-- Begin DATA SUPPLIED --

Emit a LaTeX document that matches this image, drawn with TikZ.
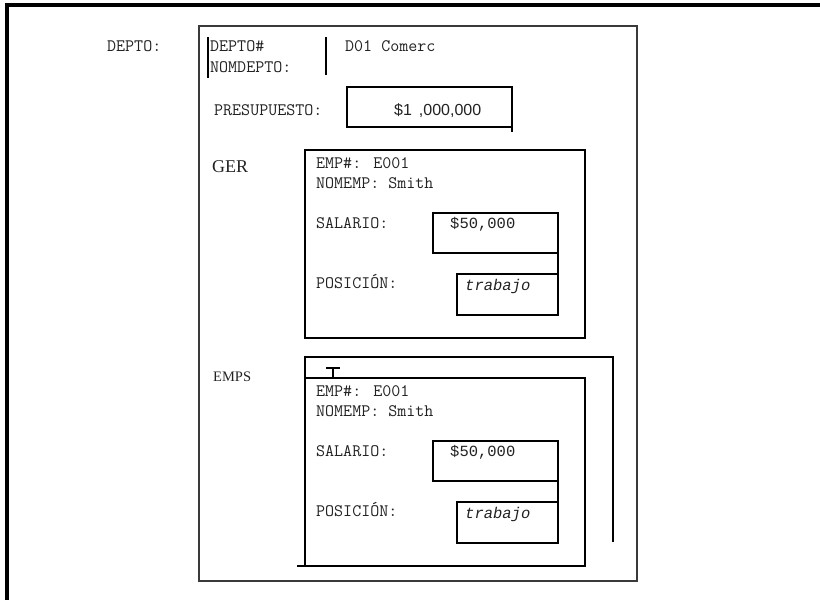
\documentclass[tikz,border=0pt]{standalone}
\usepackage{fontspec}
\setmainfont{Liberation Serif}
\newfontfamily\valfont{Liberation Mono}
\newfontfamily\sumfont{Liberation Sans}
\usetikzlibrary{positioning}
\definecolor{FrameGray}{HTML}{3A3A3A}
\definecolor{TextGray}{HTML}{222222}
\tikzset{
    % Field text (monospaced)
    fieldtext/.style={
        anchor=base west,
        inner sep=0pt,
        text=TextGray,
        font=\fontsize{17.5}{20}\selectfont\ttfamily
    },
    % Value text
    valtext/.style={
        fieldtext,
        font=\fontsize{15.5}{18}\selectfont\valfont
    },
    % Record label (serif)
    reclabel/.style={
        anchor=base west,
        inner sep=0pt,
        text=TextGray,
        font=\fontsize{18}{20}\selectfont\rmfamily
    },
    % Department frame
    deptobox/.style={
        draw=FrameGray,
        line width=1.5pt,
        anchor=north west,
        inner sep=0pt,
        outer sep=0pt
    },
    % Record box
    recbox/.style={
        draw=black,
        line width=1.8pt,
        anchor=north west,
        inner sep=0pt,
        outer sep=0pt
    },
    % Value box
    valuebox/.style={
        recbox,
        minimum height=40pt
    },
    % Plain rule
    recline/.style={
        draw=black,
        line width=1.8pt
    }
}
\begin{document}
\begin{tikzpicture}[x=1pt,y=-1pt]
    \clip (0,0) rectangle (820,600);
    \fill[white] (0,0) rectangle (820,600);
    % outer frame
    \draw[line width=4pt] (7,610) -- (7,5) -- (830,5);

    % department
    \node[fieldtext] (deptolbl) at (107,51) {DEPTO:};
    \node[deptobox, minimum width=438pt, minimum height=555pt] (depto) at (199,26) {};
    \node[fieldtext] (deptonum) at (210,51) {DEPTO\#};
    \node[fieldtext] (deptonom) at (210,72) {NOMDEPTO:};
    \node[fieldtext] (deptoval) at (345,51) {D01 Comerc};
    \draw[recline] (208,37) -- (208,78);
    \draw[recline] (326,37) -- (326,75);

    \node[fieldtext] (preslbl) at (214,115) {PRESUPUESTO:};
    \node[valuebox, line width=1.5pt, minimum width=165pt, minimum height=40pt] (pres) at (347,87) {};
    \node[valtext, font=\fontsize{16}{18}\selectfont\sumfont] (presval) at (394,115) {\$1\hspace{7pt},000,000};
    \draw[recline, line width=1.5pt] (pres.south east) -- ++(0,5);

    % manager and employees
    \node[reclabel] (gerlbl) at (212,172) {GER};
    \node[reclabel, font=\fontsize{14.5}{17}\selectfont\rmfamily] (empslbl) at (213,381) {EMPS};

    \foreach \rec/\top in {ger/150, emps/378}{
        \node[recbox, minimum width=280pt, minimum height=188pt] (\rec) at (305,\top) {};
        \node[fieldtext] (\rec-id) at (316,\top+18) {EMP\#: E001};
        \node[fieldtext] (\rec-nom) at (316,\top+38) {NOMEMP: Smith};
        \node[fieldtext] (\rec-sallbl) at (316,\top+78) {SALARIO:};
        \node[valuebox, minimum width=125pt] (\rec-sal) at (433,\top+63) {};
        \node[valtext] (\rec-salval) at (450,\top+78) {\$50,000};
        \node[fieldtext] (\rec-poslbl) at (316,\top+138) {POSICIÓN:};
        \node[valuebox, minimum width=101pt, minimum height=41pt] (\rec-pos) at (457,\top+124) {};
        \node[valtext, font=\fontsize{15.5}{18}\selectfont\valfont\itshape] (\rec-posval) at (465,\top+140) {trabajo};
        \draw[recline] (\rec-sal.south east) -- (\rec-pos.north east);
    }

    % employee list frame
    \draw[recline] (305,378) -- (305,357) -- (613,357) -- (613,542);
    \draw[recline] (326,368) -- (340,368);
    \draw[recline] (333,368) -- (333,378);
    \draw[recline] ([xshift=-8pt]emps.south west) -- (emps.south west);
\end{tikzpicture}
\end{document}
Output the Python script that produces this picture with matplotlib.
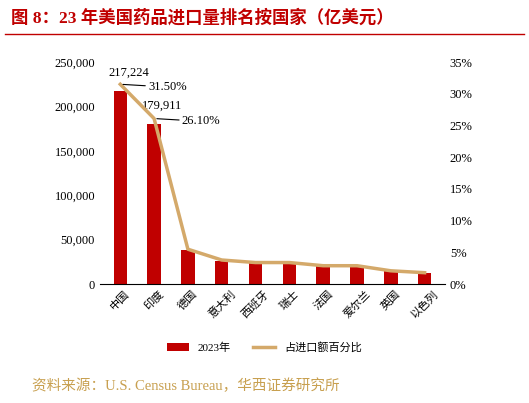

-- End DATA SUPPLIED --

TASK TO COMPLETE ::
Check every line of the listing for the string "this" and report how many lines have it, as a number alone.

FINAL ANSWER ::
2